The Generalist

Affluent Beggars

I saw them again yesterday. Affluent kids standing at the supermarket exit holding buckets to collect cash from shoppers as they leave the store. The signs that adorn those buckets read “Support [insert name of town or public high school] Crew”… or Football, Soccer, Hockey, or Lacrosse…. Sometimes they want a trip to Florida, or Italy, or England. Often their parents are sitting there right beside them in little folding chairs looking on proudly or sporting a bucket of their own.

Yes, their parents don’t just condone this sort of behavior, they participate in it. Apparently there is no shame in it. Apparently they have not equated it with exactly what it is:

Begging.

I had thought that given the state of the Northeast after Hurricane Sandy I might not see this for awhile, although it’s very common around here. I thought it much more likely that I would see real charitable organizations asking for contributions to help those who have lost their homes – certainly a worthy cause. But no. These beggars are asking for money for themselves. Not because they’re poor. Not because they’re disabled. But so that they can enjoy a luxury and one which, by the way, their parents are more than equipped to pay for.

Besides being affluent and begging for a luxury, what’s worse is that nearly all of this begging is done in the name of a public school that has already taken money from taxpayers.

Some years ago I attended a real estate school. One day the students got off on a side discussion about taxes for school and I said that I thought it was unfair that I had to pay taxes for school, since I didn’t have any children. A man in the front was very upset by my remark. He had kids in school and felt that it was perfectly fair that others be made to pay to support them. He thought that I was being selfish for not wanting to. Apparently his desire to take from me (and by force no less) to support his children was not selfish at all.

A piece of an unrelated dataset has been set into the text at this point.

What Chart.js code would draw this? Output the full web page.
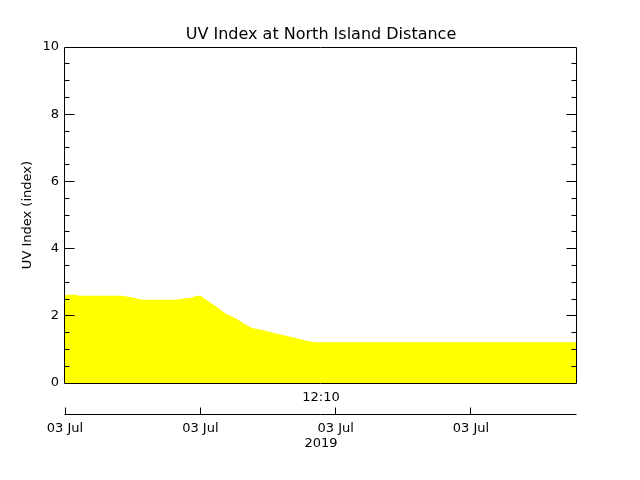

To be fair, I don’t think this had ever really occurred to him before. Until I brought it up, it was something he had just accepted and never analyzed. (You might say it’s a form of brainwashing, but in truth his brain was never washed because it never had done any conscious consideration in the first place.) However, I got the sense from him that he would be thinking about what I had said from that day on. I still wonder what became of him.

But this is different, right? The kids are begging, they’re not forcing anybody.

No. But it’s the same sense of entitlement that allows people to do this sort of begging without feeling any shame. Many of the poorest people who beg feel terrible shame in having to do it, and they are truly in need. What excuse do these kids and their parents have? I’ve imagined asking them a few innocent questions to see if even then they show any signs of embarrassment.

Maybe something like this:

Q. Oh. Are you poor?

A. No.

Q. Oh. Are you disabled?

A. No.

Q. Oh. (Here maybe I’d drop a quarter in the bucket.)

Now, I don’t mind children fund raising for their school events. But they should do it by trading value for value. Whatever happened to a car wash, a bake sale, or putting on a play? In fact, fundraising in this manner is a way to teach children that they should not expect something for nothing – that living in a civilized society requires trading value for value. In truth, that is one of the most important things a child need to learn at that age.

But maybe that’s exactly why such things are not done so much anymore.

It’s interesting that they are always begging outside of the supermarket. Maybe someone should throw some food stamps in their buckets.